Short task:
Retype exactly the lines from the first one through the line with "(f1) at (898,456);", including both ends; skip any pictures.

---------- Working data

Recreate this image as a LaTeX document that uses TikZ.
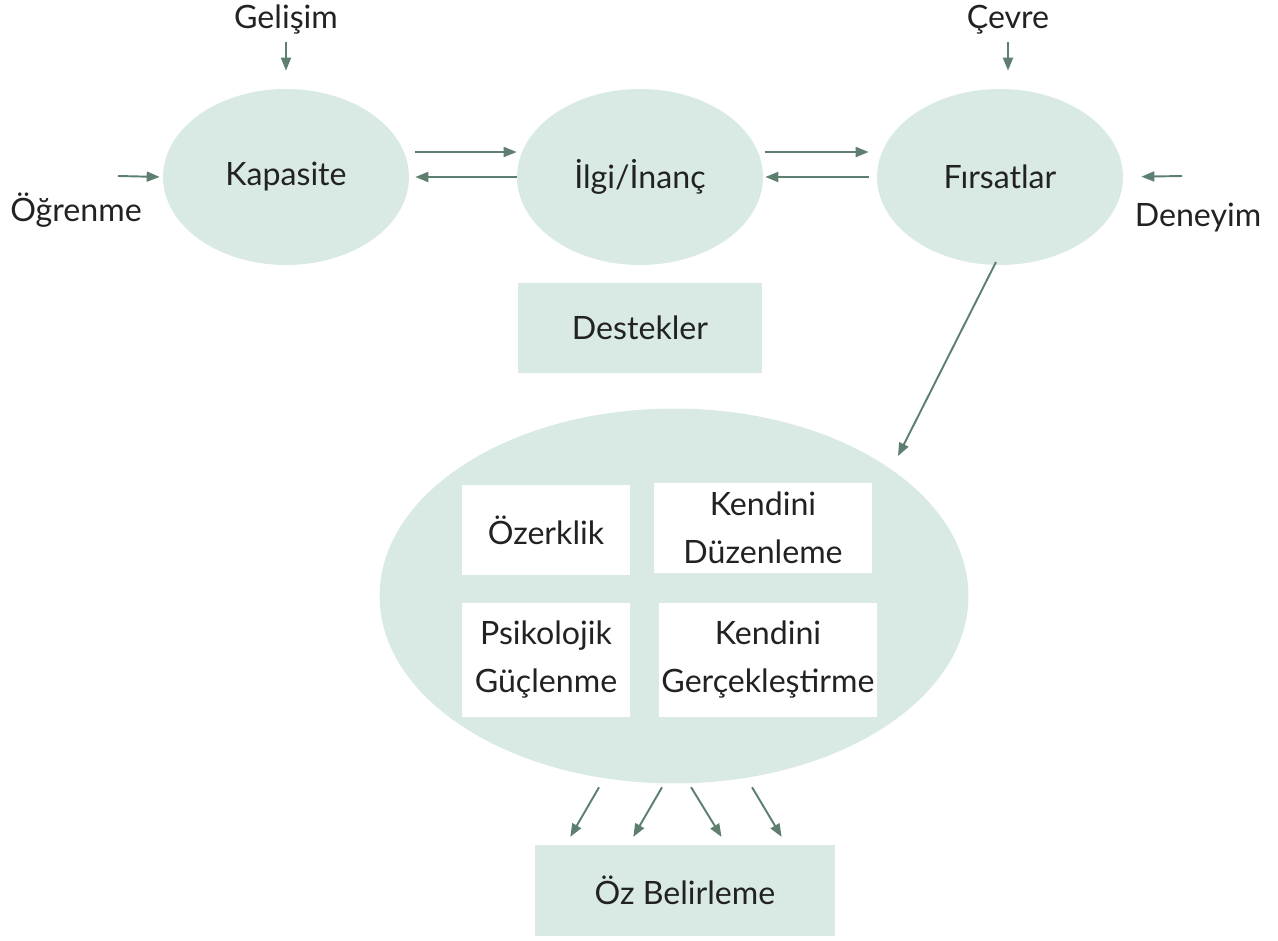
\documentclass[tikz,border=0pt]{standalone}
\usepackage{fontspec}
\setmainfont{Lato}
\usetikzlibrary{shapes.geometric, arrows.meta}
\definecolor{palegreen}{HTML}{D9EAE4}
\definecolor{arrowgreen}{HTML}{5E7F6F}
\definecolor{textgray}{HTML}{222222}
\newcommand{\lblfont}{\fontsize{18.3}{27.3}\selectfont}
\tikzstyle{cgreen}=[ellipse, fill=palegreen, inner sep=0pt, minimum width=4.92cm, minimum height=3.52cm, font=\lblfont, text=textgray]
\tikzstyle{bgreen}=[rectangle, fill=palegreen, inner sep=0pt, minimum width=4.9cm, minimum height=1.82cm, font=\lblfont, text=textgray]
\tikzstyle{bwhite}=[rectangle, fill=white, inner sep=0pt, align=center, font=\lblfont, text=textgray]
\tikzstyle{lbl}=[font=\lblfont, text=textgray]
\tikzstyle{arr}=[-{Triangle[length=0.26cm,width=0.2cm]}, arrowgreen, line width=1.1pt]

\begin{document}
\begin{tikzpicture}[x=0.02cm, y=-0.02cm]
\useasboundingbox (0,0) rectangle (1278,940);

\node[cgreen] (n1) at (286,177) {Kapasite};
\node[cgreen] (n2) at (640,177) {İlgi/İnanç};
\node[cgreen] (n3) at (1000,177) {Fırsatlar};
\node[bgreen] (n4) at (640,328) {Destekler};

\node[ellipse, fill=palegreen, minimum width=11.78cm, minimum height=7.5cm] (big) at (674,596) {};
\node[bwhite, minimum width=3.38cm, minimum height=1.8cm] (b1) at (546,530) {Özerklik};
\node[bwhite, minimum width=4.38cm, minimum height=1.8cm] (b2) at (763,528) {Kendini\\Düzenleme};
\node[bwhite, minimum width=3.38cm, minimum height=2.28cm] (b3) at (546,660) {Psikolojik\\Güçlenme};
\node[bwhite, minimum width=4.38cm, minimum height=2.28cm] (b4) at (768,660) {Kendini\\Gerçekleştirme};

\node[bgreen, minimum width=6cm] (oz) at (685,890) {Öz Belirleme};

\node[lbl] (l1) at (286,20) {Gelişim};
\node[lbl] (l2) at (1008,20) {Çevre};
\node[lbl] (l3) at (76,210) {Öğrenme};
\node[lbl] (l4) at (1198,218) {Deneyim};

\coordinate (g1) at (286,42);
\coordinate (c1) at (1008,42);
\coordinate (o1) at (118,176);
\coordinate (d1) at (1182,176);
\coordinate (f0) at (996,262);
\coordinate (f1) at (898,456);

% inputs
\draw[arr, shorten >=0.36cm] (g1) -- (n1.north);
\draw[arr, shorten >=0.36cm] (c1) -- ([xshift=0.16cm]n3.north);
\draw[arr, shorten >=0.06cm] (o1) -- (n1.west);
\draw[arr, shorten >=0.36cm] (d1) -- (n3.east);

% between ellipses
\draw[arr, shorten <=0.12cm] ([yshift=0.5cm]n1.east) -- ([yshift=0.5cm]n2.west);
\draw[arr, shorten >=0.12cm] (n2.west) -- (n1.east);
\draw[arr, shorten <=0.04cm, shorten >=0.16cm] ([yshift=0.5cm]n2.east) -- ([yshift=0.5cm]n3.west);
\draw[arr, shorten <=0.16cm, shorten >=0.04cm] (n3.west) -- (n2.east);

\draw[arr] (f0) -- (f1);

% outputs
\draw[arr, shorten <=0.08cm, shorten >=0.17cm] ([xshift=-1.46cm]big.south) -- ([xshift=-2.38cm]oz.north);
\draw[arr, shorten <=0.08cm, shorten >=0.17cm] ([xshift=-0.2cm]big.south) -- ([xshift=-1.12cm]oz.north);
\draw[arr, shorten <=0.08cm, shorten >=0.17cm] ([xshift=0.3cm]big.south) -- ([xshift=0.82cm]oz.north);
\draw[arr, shorten <=0.08cm, shorten >=0.17cm] ([xshift=1.52cm]big.south) -- ([xshift=2.02cm]oz.north);

\end{tikzpicture}
\end{document}
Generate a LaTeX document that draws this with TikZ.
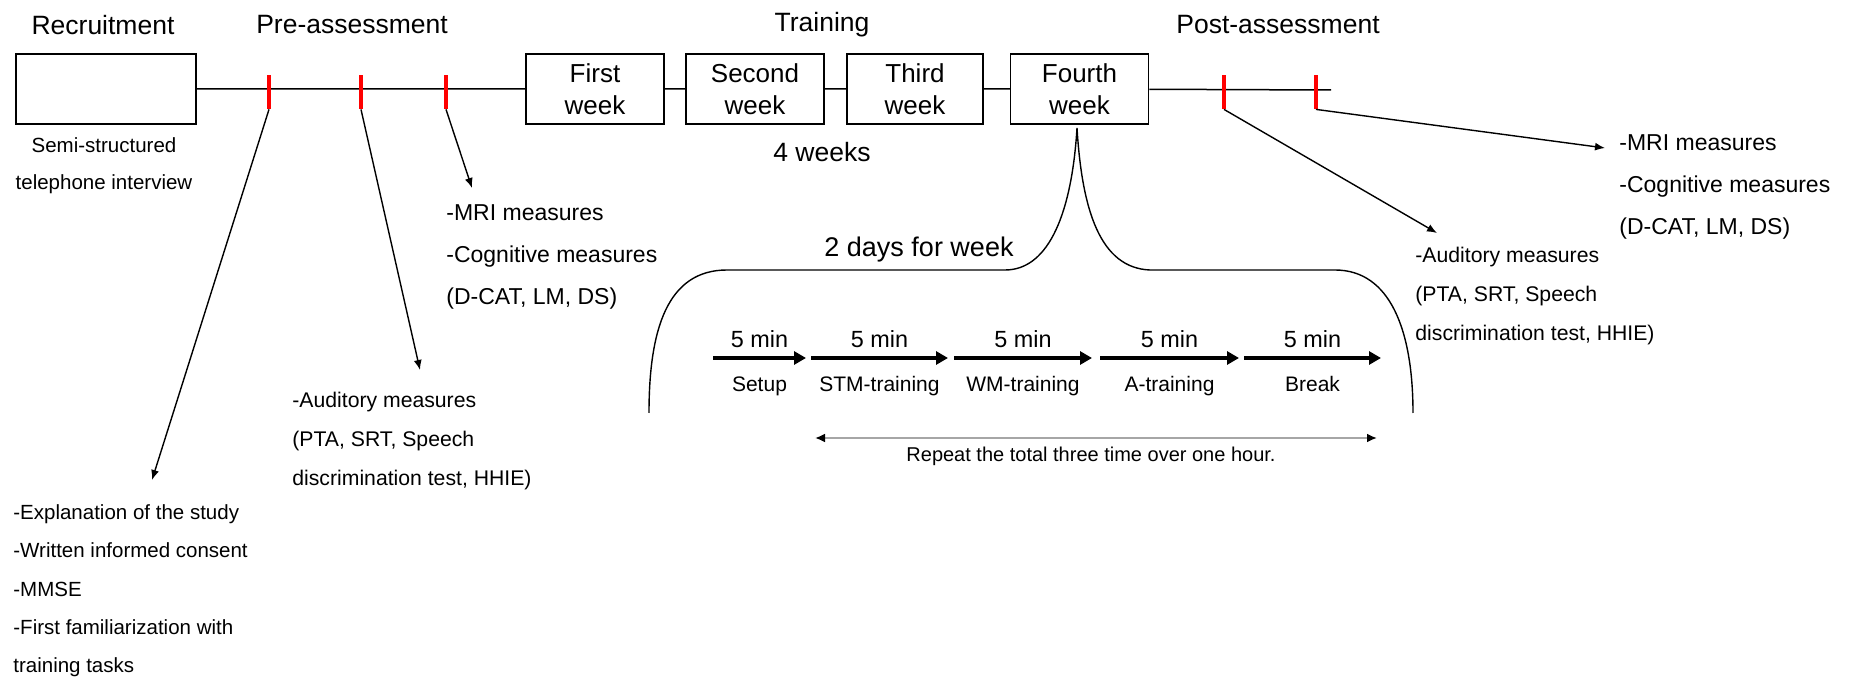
\documentclass[tikz,border=0pt]{standalone}
\usepackage{fontspec}
\setmainfont{Liberation Sans}
\usetikzlibrary{arrows.meta, positioning}

\begin{document}
\begin{tikzpicture}[x=0.5pt, y=-0.5pt,
  head/.style={font=\fontsize{13.25}{16}\selectfont},
  week/.style={draw,line width=0.75pt,minimum width=69pt,minimum height=35pt,
              align=center,inner sep=0pt,font=\fontsize{13}{16}\selectfont},
  tick/.style={fill=red,inner sep=0pt,minimum width=2pt,minimum height=17pt},
  txt/.style={align=left,anchor=north west,inner sep=0pt},
  arr/.style={-{Latex[length=5pt,width=4pt]},line width=0.7pt},
  steparr/.style={-{Triangle[length=6pt,width=6.5pt]},line width=2pt}
]
\useasboundingbox (0,0) rectangle (1854,678);
% phases
\node[head] (rec)  at (103,25)  {Recruitment};
\node[head] (pre)  at (352,25)  {Pre-assessment};
\node[head] (trn)  at (822,25)  {Training};
\node[head] (post) at (1278,25) {Post-assessment};
% time line
\node[week,minimum width=90pt] (rbox) at (106,89) {};
\node[week] (w1) at (595,89)    {First\\week};
\node[week] (w2) at (755,89)    {Second\\week};
\node[week,minimum width=68pt] (w3) at (915,89) {Third\\week};
\node[week] (w4) at (1079.5,89) {Fourth\\week};
\coordinate (lend) at (1331,90);
\draw[line width=0.75pt] (rbox)--(w1) (w1)--(w2) (w2)--(w3) (w3)--(w4) (w4)--(lend);
\foreach \x/\n in {269/t1,361/t2,446/t3,1224/t4,1316/t5}
  \node[tick] (\n) at (\x,92) {};
\node[head] (four) at (822,152) {4 weeks};
\node[align=center,anchor=north,inner sep=0pt,font=\fontsize{10.25}{18.5}\selectfont]
  (semi) at (104,137) {Semi-structured\\telephone interview};
% measures
\node[txt,font=\fontsize{10.25}{19.2}\selectfont] (expl) at (13,504)
  {-Explanation of the study\\-Written informed consent\\-MMSE\\-First familiarization with\\training tasks};
\node[txt,font=\fontsize{10.6}{19.5}\selectfont] (aud1) at (292,392)
  {-Auditory measures\\(PTA, SRT, Speech\\discrimination test, HHIE)};
\node[txt,font=\fontsize{11.5}{21}\selectfont] (mri1) at (446,204)
  {-MRI measures\\-Cognitive measures\\(D-CAT, LM, DS)};
\node[txt,font=\fontsize{10.6}{19.5}\selectfont] (aud2) at (1415,247)
  {-Auditory measures\\(PTA, SRT, Speech\\discrimination test, HHIE)};
\node[txt,font=\fontsize{11.5}{21}\selectfont] (mri2) at (1619,134)
  {-MRI measures\\-Cognitive measures\\(D-CAT, LM, DS)};
\coordinate (e1) at (152,480);
\coordinate (e2) at (420,370);
\coordinate (e3) at (472,188);
\coordinate (e4) at (1437,233);
\coordinate (e5) at (1605,148);
\draw[arr] (t1.south)--(e1);
\draw[arr] (t2.south)--(e2);
\draw[arr] (t3.south)--(e3);
\draw[arr] (t4.south)--(e4);
\draw[arr] (t5.south)--(e5);
% one training day
\coordinate (cusp) at (1077,128);
\draw[line width=0.7pt] (649,413) .. controls (649,330) and (667,270) .. (727,270) -- (1005,270)
  .. controls (1050,270) and (1072,210) .. (cusp)
  .. controls (1082,210) and (1100,268) .. (1150,270) -- (1335,270)
  .. controls (1390,270) and (1413,330) .. (1413,413);
\node[font=\fontsize{13.5}{16}\selectfont] (days) at (919,250) {2 days for week};
\foreach \a/\b/\s [count=\i] in {713/806/Setup,811/948/STM-training,954/1092/WM-training,
                                 1100/1239/A-training,1244/1381/Break}{
  \coordinate (p\i) at (\a,358); \coordinate (q\i) at (\b,358);
  \draw[steparr] (p\i)--(q\i)
    node[midway,above=1pt,font=\fontsize{11.7}{14}\selectfont] (m\i) {5 min}
    node[midway,below=5pt,font=\fontsize{10.5}{13}\selectfont] (s\i) {\s};
}
\coordinate (r1) at (815,438); \coordinate (r2) at (1377,438);
\draw[{Latex[black,length=5pt,width=4.5pt]}-{Latex[black,length=5pt,width=4.5pt]},
      gray!70,line width=1.3pt] (r1)--(r2);
\node[font=\fontsize{10}{12}\selectfont] (rep) at (1091,456) {Repeat the total three time over one hour.};
\end{tikzpicture}
\end{document}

--------------------

Response:
Recreate this image as a LaTeX document that uses TikZ.
\documentclass[tikz,border=0pt]{standalone}
\usepackage{fontspec}
\setmainfont{Lato}
\usetikzlibrary{shapes.geometric, arrows.meta}
\definecolor{palegreen}{HTML}{D9EAE4}
\definecolor{arrowgreen}{HTML}{5E7F6F}
\definecolor{textgray}{HTML}{222222}
\newcommand{\lblfont}{\fontsize{18.3}{27.3}\selectfont}
\tikzstyle{cgreen}=[ellipse, fill=palegreen, inner sep=0pt, minimum width=4.92cm, minimum height=3.52cm, font=\lblfont, text=textgray]
\tikzstyle{bgreen}=[rectangle, fill=palegreen, inner sep=0pt, minimum width=4.9cm, minimum height=1.82cm, font=\lblfont, text=textgray]
\tikzstyle{bwhite}=[rectangle, fill=white, inner sep=0pt, align=center, font=\lblfont, text=textgray]
\tikzstyle{lbl}=[font=\lblfont, text=textgray]
\tikzstyle{arr}=[-{Triangle[length=0.26cm,width=0.2cm]}, arrowgreen, line width=1.1pt]

\begin{document}
\begin{tikzpicture}[x=0.02cm, y=-0.02cm]
\useasboundingbox (0,0) rectangle (1278,940);

\node[cgreen] (n1) at (286,177) {Kapasite};
\node[cgreen] (n2) at (640,177) {İlgi/İnanç};
\node[cgreen] (n3) at (1000,177) {Fırsatlar};
\node[bgreen] (n4) at (640,328) {Destekler};

\node[ellipse, fill=palegreen, minimum width=11.78cm, minimum height=7.5cm] (big) at (674,596) {};
\node[bwhite, minimum width=3.38cm, minimum height=1.8cm] (b1) at (546,530) {Özerklik};
\node[bwhite, minimum width=4.38cm, minimum height=1.8cm] (b2) at (763,528) {Kendini\\Düzenleme};
\node[bwhite, minimum width=3.38cm, minimum height=2.28cm] (b3) at (546,660) {Psikolojik\\Güçlenme};
\node[bwhite, minimum width=4.38cm, minimum height=2.28cm] (b4) at (768,660) {Kendini\\Gerçekleştirme};

\node[bgreen, minimum width=6cm] (oz) at (685,890) {Öz Belirleme};

\node[lbl] (l1) at (286,20) {Gelişim};
\node[lbl] (l2) at (1008,20) {Çevre};
\node[lbl] (l3) at (76,210) {Öğrenme};
\node[lbl] (l4) at (1198,218) {Deneyim};

\coordinate (g1) at (286,42);
\coordinate (c1) at (1008,42);
\coordinate (o1) at (118,176);
\coordinate (d1) at (1182,176);
\coordinate (f0) at (996,262);
\coordinate (f1) at (898,456);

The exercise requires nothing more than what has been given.